Could you recommend a 5V to 1.2V (1.5A) switching buck regulator with fastest load step transient response that will settle a 400mA to 1A load current step to within 5mV of the output voltage rail initial value within 2uS. So the requirements are:

 

  1. Output Voltage 1.2V

  2. Input Voltage 5V

  3. Max Output Current 1.5A

  4. Required load Step transient response (settle to within 5mV of output level within 2uS)

 

we don't require programmable output voltage or remote sense

  • I don't believe I have ever seen a transient spec with that tight a voltage and time spec. You probably require an LDO from an intermediate 1.5V rail, if you actually need to meet those voltage and time specs.

    The TPS62362 should be pretty good for a fast transient, thought TPS62085 might be a little better.
  • I don't think even an LDO can meet that specification. That design will probably need an extremely large output capacitor bank.
  • So what is the best we can do in terms of the switching and LDO regulators ? part numbers of the fastest step response regulators ?
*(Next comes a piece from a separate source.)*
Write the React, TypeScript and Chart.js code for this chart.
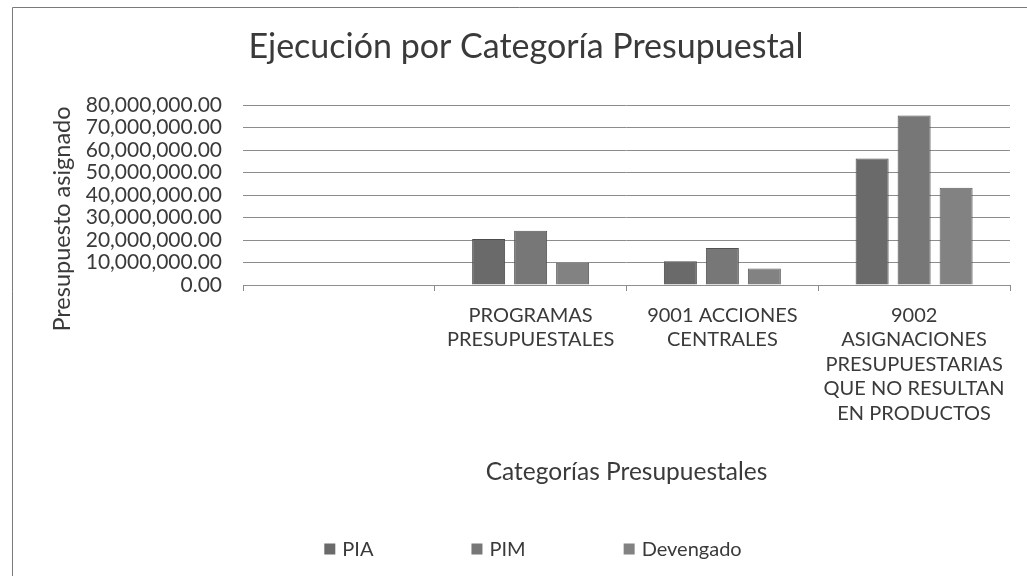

  • How much output capacitance can you use? Can you tell us more about your application?
  • If the power bank does the job of covering the transient response step, the regulator just needs to be fast enough to recharge.
    That's a question of how frequently the transient step happens ... and since the (re)charge time rather depends on the current capability,
    a larger IOUT regulator provides a faster (re)charge and regulation speed is probably not the critical topic anymore.

    casc
  • I have attached the power circuit schematics here. The area of concern is the 1.2V regulator U5. and the power net V1P2_RF and the V1P2_RF_CORE and VDD12_PLL and VDD12_VCO nets.

    The transient happens on the power net labelled as V1P2_RF_CORE (250nS 800mA current transient). The rails of concern are the VDD12_VCO and VDD12_PLL. we want to maintain below 5mV ripple on these rails under the switching transient on the V1P2_RF_CORE rail. Its simplified schematics diagram is also shown below.

    U5 shown above is the TI regulator TPS62362YZHR. C7 was a feed-through cap or filter in old design and is bypassed now. FB10 (220 ohms@100Mhz bead) was also removed from the design. FB26. FB26 are isolation beads (600 Ohms @100Mhz)..

    we did try the following to improve the ripple (keep it under 5mV when the transient happens but it didn't help). we changed the inductor to 0.47uH from 1uH. Changed the bulk caps after FB10 (C459, C460) to 22uF and then to 100uF and shorted the ferrite bead FB10. but none of these alone or together helped to get rid of the issue.

    The frequency of the that transient (800mA with 250nS rise time), happening can be as fast as every 2uS. This is still beyond the step response of the TI regulator (step response shown below) assuming that the regulator has to directly charge the bulk capacitors (C459, C460) that supply during the 250nS transient.

    A hand calculation gives the required size of the  capacitance to keep the voltage within 5mv as given in the excerpt below

     

    C = 0.8 x 250nS/0.005 = 40uF

     

    But this is to keep the Net V1P2_RF within 5mV. This net is not the problem.  The sensitive nets are VDD12_PLL and VDD12_VCO. There are ferrite beads FB26, FB27 that isolates these nets from the V1P2_RF net. But what is strange is that even after trying 44uF or 200uF on the V1P2_RF net, the problem is still there, the  VDD12_PLL and VDD12_VCO nets are seeing the glitch. 250nS current rise time translates into 4Mhz in frequency domain and the ferrite beads impedance curve shows 100 Ohms at that frequency. That should have isolated the glitch from reaching the sensitive rails.  

    This is the step response of the regulator

     It shows a 200mA -> 1A current step for a 1.2V output. It is hard to see because the scale is fairly zoomed out, with a 50mV/div scale, but you can see that there is a significant over/under shoot on the voltage, on the order of 40mV, which settles to a reasonable level fairly quickly, but there is a 1/10th or 1/20th of a division settling that takes almost 50% of a time-division, which is 100us. So, this seems to show a 2.5-5mV settling taking up to 50us to settle. It looks like this may be a limitation of the ability for the regulator to respond to a current step to within 0.5 or 1% of the final value (i.e. <6-12mV of the final) is limited to 10's of microseconds. This may simply be a limitation of this regulator design,

  • None of your figures came through. Can you try to post them again?

    But from your description, 2 regulators might be a better option. One for the sensitive stuff and the other for the large transient rail.

    As well, there is a misunderstanding in your deltaV equation. The dt is not your slew rate. It is the time that the output cap must supply the I (additional load current). This time is closer to the bandwidth of the converter--the time it takes for the regulator to increase its output current is the time that the output cap must supply the difference in the load current and regulator's current. Finally, there are the ESR and ESL of the caps and PCB traces which have an impact as well.